Michael (Mike) Duke, retired president and chief executive officer, of Walmart discusses leadership with Dean Alavi
Mike Duke, retired President and CEO of Walmart

Mike Duke, retired President and CEO of Walmart

Dean Maryam Alavi recently sat down with Michael (Mike) Duke, retired president and chief executive officer, of Walmart to discuss his thoughts on leadership to a capacity crowd of students, faculty, staff, and alumni at Scheller College of Business. Mr. Duke (IE 71) provided a brief overview of his long career at Walmart - joining the company in 1995 with $80 billion in sales annually versus today’s $500 billion in annual sales. Duke said the success in the growth of Walmart was due to the retail giant treating every store and customer individually.

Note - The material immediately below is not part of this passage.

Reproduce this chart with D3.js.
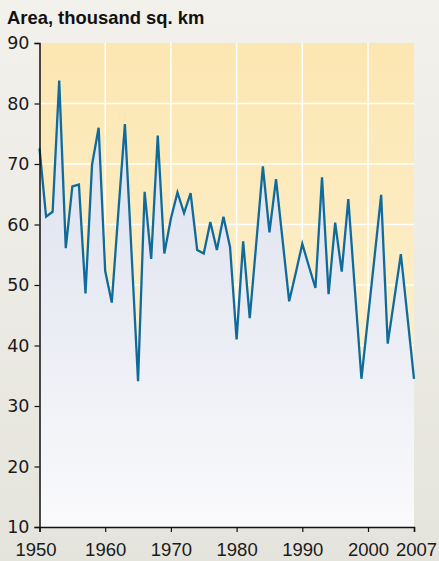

When asked by Dean Alavi what makes a great leader, Duke replied there are four characteristic that make for a great leader:

  1. Integrity and trust
  2. Place priority on others by practicing the golden rule of treating people the way you wish to be treated
  3. Excel in execution and innovation
  4. Create a mission, purpose, and culture for teams that support their goals

With such a successful career, Duke professed that he has made mistakes over the years and attributes these mistakes with providing him with foresight and growth in his career. He provided an example of seeing a breakdown in supply chain distribution related to his staff’s lack of training on new technology being implemented. He noted, “I realized then that training and investing in people is so important. Making mistakes are going to happen, he said. The important thing is what you learn from them.”

He believes that one of the core characteristics for business leaders to have is agility. “Disruption five years from now will be faster and stronger than in the last five years,” he said. He sees the role of AI, machine learning and a strong background in quantitative skills as key elements in business five years from now.

Duke recounts that he was called a “maverick” in his roles over the years because he was willing to jump in and try new things. Some of them failed and not everyone saw his moniker as a positive, but he embraced his nickname as part of his innovative spirit. 

He sees diversity, integrity, and teamwork as characteristics that automatically create innovation. Dean Alavi agreed. “There are a number of academic studies that have shown where, in fact, diversity does lead to innovation,” she said.

“If every person on a team could perform to their greatest potential, then that would be the environment I would want as a leader,” Duke concluded.